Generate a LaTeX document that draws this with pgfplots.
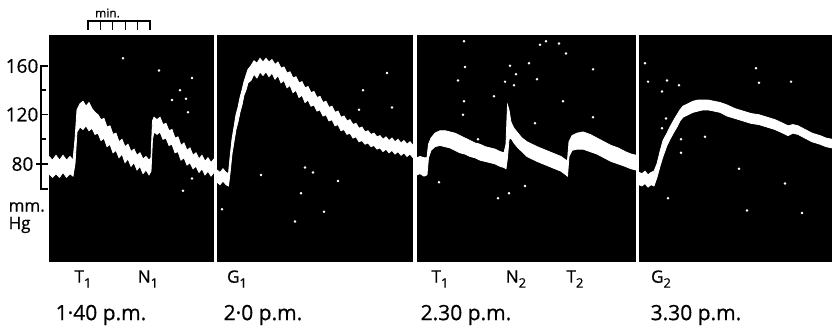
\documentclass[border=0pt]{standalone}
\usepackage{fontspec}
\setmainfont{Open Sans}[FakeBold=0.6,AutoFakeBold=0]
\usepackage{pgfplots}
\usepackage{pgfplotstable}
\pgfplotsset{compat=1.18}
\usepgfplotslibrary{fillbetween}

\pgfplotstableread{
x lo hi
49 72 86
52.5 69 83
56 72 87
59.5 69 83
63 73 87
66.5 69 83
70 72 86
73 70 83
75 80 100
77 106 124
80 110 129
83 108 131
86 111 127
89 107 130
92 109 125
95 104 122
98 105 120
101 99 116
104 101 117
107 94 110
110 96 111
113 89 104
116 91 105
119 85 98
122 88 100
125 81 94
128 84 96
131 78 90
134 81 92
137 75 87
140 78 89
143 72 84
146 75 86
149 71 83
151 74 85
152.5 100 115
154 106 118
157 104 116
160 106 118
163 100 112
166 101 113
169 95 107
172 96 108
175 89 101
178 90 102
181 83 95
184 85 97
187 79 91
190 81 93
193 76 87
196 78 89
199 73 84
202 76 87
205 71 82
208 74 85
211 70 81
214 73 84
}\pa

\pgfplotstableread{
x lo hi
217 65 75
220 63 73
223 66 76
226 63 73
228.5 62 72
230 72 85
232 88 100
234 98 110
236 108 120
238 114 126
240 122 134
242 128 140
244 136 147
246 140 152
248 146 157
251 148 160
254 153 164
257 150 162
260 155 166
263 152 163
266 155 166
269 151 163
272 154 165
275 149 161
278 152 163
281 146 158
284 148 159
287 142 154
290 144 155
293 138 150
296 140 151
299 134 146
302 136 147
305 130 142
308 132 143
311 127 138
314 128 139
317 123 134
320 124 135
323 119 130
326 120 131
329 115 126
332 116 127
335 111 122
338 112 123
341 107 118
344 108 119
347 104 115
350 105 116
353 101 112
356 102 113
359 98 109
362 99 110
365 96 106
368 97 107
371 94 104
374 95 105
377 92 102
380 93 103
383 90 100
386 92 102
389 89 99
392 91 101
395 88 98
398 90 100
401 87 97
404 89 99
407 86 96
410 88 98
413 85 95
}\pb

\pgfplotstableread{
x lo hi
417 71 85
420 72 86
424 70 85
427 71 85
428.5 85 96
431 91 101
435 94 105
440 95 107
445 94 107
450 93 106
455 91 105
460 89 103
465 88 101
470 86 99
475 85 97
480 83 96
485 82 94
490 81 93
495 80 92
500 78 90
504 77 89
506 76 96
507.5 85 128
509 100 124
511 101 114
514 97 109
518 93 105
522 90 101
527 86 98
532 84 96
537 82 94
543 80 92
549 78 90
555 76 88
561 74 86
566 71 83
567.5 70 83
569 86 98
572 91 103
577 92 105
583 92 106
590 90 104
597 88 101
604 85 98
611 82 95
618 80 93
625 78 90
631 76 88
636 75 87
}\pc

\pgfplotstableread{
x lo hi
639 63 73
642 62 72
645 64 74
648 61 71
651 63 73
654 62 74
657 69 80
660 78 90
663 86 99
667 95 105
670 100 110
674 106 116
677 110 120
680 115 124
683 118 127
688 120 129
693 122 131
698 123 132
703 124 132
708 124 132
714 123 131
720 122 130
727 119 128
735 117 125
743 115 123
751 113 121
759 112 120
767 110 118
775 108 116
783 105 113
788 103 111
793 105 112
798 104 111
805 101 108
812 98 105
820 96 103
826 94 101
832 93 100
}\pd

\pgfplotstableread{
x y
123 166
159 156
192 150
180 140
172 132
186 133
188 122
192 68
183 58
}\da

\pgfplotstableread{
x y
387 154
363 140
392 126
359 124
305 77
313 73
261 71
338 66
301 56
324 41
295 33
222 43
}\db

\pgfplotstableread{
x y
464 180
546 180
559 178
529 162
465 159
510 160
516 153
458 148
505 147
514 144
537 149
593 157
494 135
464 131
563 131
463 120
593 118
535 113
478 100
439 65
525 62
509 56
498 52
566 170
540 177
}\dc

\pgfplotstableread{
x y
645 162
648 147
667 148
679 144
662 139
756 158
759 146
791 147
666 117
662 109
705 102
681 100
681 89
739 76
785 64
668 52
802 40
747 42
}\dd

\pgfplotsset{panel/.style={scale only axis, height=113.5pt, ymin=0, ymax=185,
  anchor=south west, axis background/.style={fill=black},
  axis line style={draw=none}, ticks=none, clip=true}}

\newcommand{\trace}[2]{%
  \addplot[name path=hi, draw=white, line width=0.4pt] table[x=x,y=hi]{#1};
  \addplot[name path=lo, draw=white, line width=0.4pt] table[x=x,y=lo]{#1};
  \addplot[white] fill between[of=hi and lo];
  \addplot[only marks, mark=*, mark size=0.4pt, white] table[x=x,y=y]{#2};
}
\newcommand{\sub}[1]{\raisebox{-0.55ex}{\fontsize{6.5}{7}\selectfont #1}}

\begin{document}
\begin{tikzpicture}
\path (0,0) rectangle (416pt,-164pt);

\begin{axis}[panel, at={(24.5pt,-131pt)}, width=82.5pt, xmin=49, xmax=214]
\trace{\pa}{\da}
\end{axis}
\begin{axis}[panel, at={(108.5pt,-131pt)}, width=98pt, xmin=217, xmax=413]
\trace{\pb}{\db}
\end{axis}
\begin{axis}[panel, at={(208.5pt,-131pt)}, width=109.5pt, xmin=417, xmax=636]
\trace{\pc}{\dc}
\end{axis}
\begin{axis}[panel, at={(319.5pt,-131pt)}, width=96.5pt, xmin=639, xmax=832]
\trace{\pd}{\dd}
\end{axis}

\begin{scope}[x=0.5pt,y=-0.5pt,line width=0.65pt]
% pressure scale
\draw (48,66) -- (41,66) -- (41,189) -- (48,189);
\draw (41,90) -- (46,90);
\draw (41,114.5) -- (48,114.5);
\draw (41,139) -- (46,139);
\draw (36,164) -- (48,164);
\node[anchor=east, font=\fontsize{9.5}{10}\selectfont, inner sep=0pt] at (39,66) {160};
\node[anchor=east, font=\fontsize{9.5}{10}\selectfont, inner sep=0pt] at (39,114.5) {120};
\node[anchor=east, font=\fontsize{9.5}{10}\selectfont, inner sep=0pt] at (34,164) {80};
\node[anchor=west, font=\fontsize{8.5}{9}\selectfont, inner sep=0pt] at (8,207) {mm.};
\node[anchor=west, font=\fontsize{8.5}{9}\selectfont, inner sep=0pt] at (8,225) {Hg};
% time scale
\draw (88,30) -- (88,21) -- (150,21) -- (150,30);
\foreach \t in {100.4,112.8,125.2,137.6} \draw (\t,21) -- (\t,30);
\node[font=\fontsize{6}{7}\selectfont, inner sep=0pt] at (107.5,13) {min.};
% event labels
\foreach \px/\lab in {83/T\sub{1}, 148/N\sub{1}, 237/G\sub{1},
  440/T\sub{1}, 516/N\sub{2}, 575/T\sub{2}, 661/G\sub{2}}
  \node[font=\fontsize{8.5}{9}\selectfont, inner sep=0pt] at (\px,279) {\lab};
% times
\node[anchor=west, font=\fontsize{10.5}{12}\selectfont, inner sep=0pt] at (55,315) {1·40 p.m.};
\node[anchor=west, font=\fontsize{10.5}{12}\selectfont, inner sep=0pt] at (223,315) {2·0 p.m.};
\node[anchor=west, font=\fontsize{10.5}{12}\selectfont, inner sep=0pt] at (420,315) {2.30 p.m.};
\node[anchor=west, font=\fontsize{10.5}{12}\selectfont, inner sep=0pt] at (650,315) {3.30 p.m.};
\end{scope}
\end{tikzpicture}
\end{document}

Objective
Take the listing above and restate it word for word, without its pictures.

Reply to the task
Generate a LaTeX document that draws this with pgfplots.
\documentclass[border=0pt]{standalone}
\usepackage{fontspec}
\setmainfont{Open Sans}[FakeBold=0.6,AutoFakeBold=0]
\usepackage{pgfplots}
\usepackage{pgfplotstable}
\pgfplotsset{compat=1.18}
\usepgfplotslibrary{fillbetween}

\pgfplotstableread{
x lo hi
49 72 86
52.5 69 83
56 72 87
59.5 69 83
63 73 87
66.5 69 83
70 72 86
73 70 83
75 80 100
77 106 124
80 110 129
83 108 131
86 111 127
89 107 130
92 109 125
95 104 122
98 105 120
101 99 116
104 101 117
107 94 110
110 96 111
113 89 104
116 91 105
119 85 98
122 88 100
125 81 94
128 84 96
131 78 90
134 81 92
137 75 87
140 78 89
143 72 84
146 75 86
149 71 83
151 74 85
152.5 100 115
154 106 118
157 104 116
160 106 118
163 100 112
166 101 113
169 95 107
172 96 108
175 89 101
178 90 102
181 83 95
184 85 97
187 79 91
190 81 93
193 76 87
196 78 89
199 73 84
202 76 87
205 71 82
208 74 85
211 70 81
214 73 84
}\pa

\pgfplotstableread{
x lo hi
217 65 75
220 63 73
223 66 76
226 63 73
228.5 62 72
230 72 85
232 88 100
234 98 110
236 108 120
238 114 126
240 122 134
242 128 140
244 136 147
246 140 152
248 146 157
251 148 160
254 153 164
257 150 162
260 155 166
263 152 163
266 155 166
269 151 163
272 154 165
275 149 161
278 152 163
281 146 158
284 148 159
287 142 154
290 144 155
293 138 150
296 140 151
299 134 146
302 136 147
305 130 142
308 132 143
311 127 138
314 128 139
317 123 134
320 124 135
323 119 130
326 120 131
329 115 126
332 116 127
335 111 122
338 112 123
341 107 118
344 108 119
347 104 115
350 105 116
353 101 112
356 102 113
359 98 109
362 99 110
365 96 106
368 97 107
371 94 104
374 95 105
377 92 102
380 93 103
383 90 100
386 92 102
389 89 99
392 91 101
395 88 98
398 90 100
401 87 97
404 89 99
407 86 96
410 88 98
413 85 95
}\pb

\pgfplotstableread{
x lo hi
417 71 85
420 72 86
424 70 85
427 71 85
428.5 85 96
431 91 101
435 94 105
440 95 107
445 94 107
450 93 106
455 91 105
460 89 103
465 88 101
470 86 99
475 85 97
480 83 96
485 82 94
490 81 93
495 80 92
500 78 90
504 77 89
506 76 96
507.5 85 128
509 100 124
511 101 114
514 97 109
518 93 105
522 90 101
527 86 98
532 84 96
537 82 94
543 80 92
549 78 90
555 76 88
561 74 86
566 71 83
567.5 70 83
569 86 98
572 91 103
577 92 105
583 92 106
590 90 104
597 88 101
604 85 98
611 82 95
618 80 93
625 78 90
631 76 88
636 75 87
}\pc

\pgfplotstableread{
x lo hi
639 63 73
642 62 72
645 64 74
648 61 71
651 63 73
654 62 74
657 69 80
660 78 90
663 86 99
667 95 105
670 100 110
674 106 116
677 110 120
680 115 124
683 118 127
688 120 129
693 122 131
698 123 132
703 124 132
708 124 132
714 123 131
720 122 130
727 119 128
735 117 125
743 115 123
751 113 121
759 112 120
767 110 118
775 108 116
783 105 113
788 103 111
793 105 112
798 104 111
805 101 108
812 98 105
820 96 103
826 94 101
832 93 100
}\pd

\pgfplotstableread{
x y
123 166
159 156
192 150
180 140
172 132
186 133
188 122
192 68
183 58
}\da

\pgfplotstableread{
x y
387 154
363 140
392 126
359 124
305 77
313 73
261 71
338 66
301 56
324 41
295 33
222 43
}\db

\pgfplotstableread{
x y
464 180
546 180
559 178
529 162
465 159
510 160
516 153
458 148
505 147
514 144
537 149
593 157
494 135
464 131
563 131
463 120
593 118
535 113
478 100
439 65
525 62
509 56
498 52
566 170
540 177
}\dc

\pgfplotstableread{
x y
645 162
648 147
667 148
679 144
662 139
756 158
759 146
791 147
666 117
662 109
705 102
681 100
681 89
739 76
785 64
668 52
802 40
747 42
}\dd

\pgfplotsset{panel/.style={scale only axis, height=113.5pt, ymin=0, ymax=185,
  anchor=south west, axis background/.style={fill=black},
  axis line style={draw=none}, ticks=none, clip=true}}

\newcommand{\trace}[2]{%
  \addplot[name path=hi, draw=white, line width=0.4pt] table[x=x,y=hi]{#1};
  \addplot[name path=lo, draw=white, line width=0.4pt] table[x=x,y=lo]{#1};
  \addplot[white] fill between[of=hi and lo];
  \addplot[only marks, mark=*, mark size=0.4pt, white] table[x=x,y=y]{#2};
}
\newcommand{\sub}[1]{\raisebox{-0.55ex}{\fontsize{6.5}{7}\selectfont #1}}

\begin{document}
\begin{tikzpicture}
\path (0,0) rectangle (416pt,-164pt);

\begin{axis}[panel, at={(24.5pt,-131pt)}, width=82.5pt, xmin=49, xmax=214]
\trace{\pa}{\da}
\end{axis}
\begin{axis}[panel, at={(108.5pt,-131pt)}, width=98pt, xmin=217, xmax=413]
\trace{\pb}{\db}
\end{axis}
\begin{axis}[panel, at={(208.5pt,-131pt)}, width=109.5pt, xmin=417, xmax=636]
\trace{\pc}{\dc}
\end{axis}
\begin{axis}[panel, at={(319.5pt,-131pt)}, width=96.5pt, xmin=639, xmax=832]
\trace{\pd}{\dd}
\end{axis}

\begin{scope}[x=0.5pt,y=-0.5pt,line width=0.65pt]
% pressure scale
\draw (48,66) -- (41,66) -- (41,189) -- (48,189);
\draw (41,90) -- (46,90);
\draw (41,114.5) -- (48,114.5);
\draw (41,139) -- (46,139);
\draw (36,164) -- (48,164);
\node[anchor=east, font=\fontsize{9.5}{10}\selectfont, inner sep=0pt] at (39,66) {160};
\node[anchor=east, font=\fontsize{9.5}{10}\selectfont, inner sep=0pt] at (39,114.5) {120};
\node[anchor=east, font=\fontsize{9.5}{10}\selectfont, inner sep=0pt] at (34,164) {80};
\node[anchor=west, font=\fontsize{8.5}{9}\selectfont, inner sep=0pt] at (8,207) {mm.};
\node[anchor=west, font=\fontsize{8.5}{9}\selectfont, inner sep=0pt] at (8,225) {Hg};
% time scale
\draw (88,30) -- (88,21) -- (150,21) -- (150,30);
\foreach \t in {100.4,112.8,125.2,137.6} \draw (\t,21) -- (\t,30);
\node[font=\fontsize{6}{7}\selectfont, inner sep=0pt] at (107.5,13) {min.};
% event labels
\foreach \px/\lab in {83/T\sub{1}, 148/N\sub{1}, 237/G\sub{1},
  440/T\sub{1}, 516/N\sub{2}, 575/T\sub{2}, 661/G\sub{2}}
  \node[font=\fontsize{8.5}{9}\selectfont, inner sep=0pt] at (\px,279) {\lab};
% times
\node[anchor=west, font=\fontsize{10.5}{12}\selectfont, inner sep=0pt] at (55,315) {1·40 p.m.};
\node[anchor=west, font=\fontsize{10.5}{12}\selectfont, inner sep=0pt] at (223,315) {2·0 p.m.};
\node[anchor=west, font=\fontsize{10.5}{12}\selectfont, inner sep=0pt] at (420,315) {2.30 p.m.};
\node[anchor=west, font=\fontsize{10.5}{12}\selectfont, inner sep=0pt] at (650,315) {3.30 p.m.};
\end{scope}
\end{tikzpicture}
\end{document}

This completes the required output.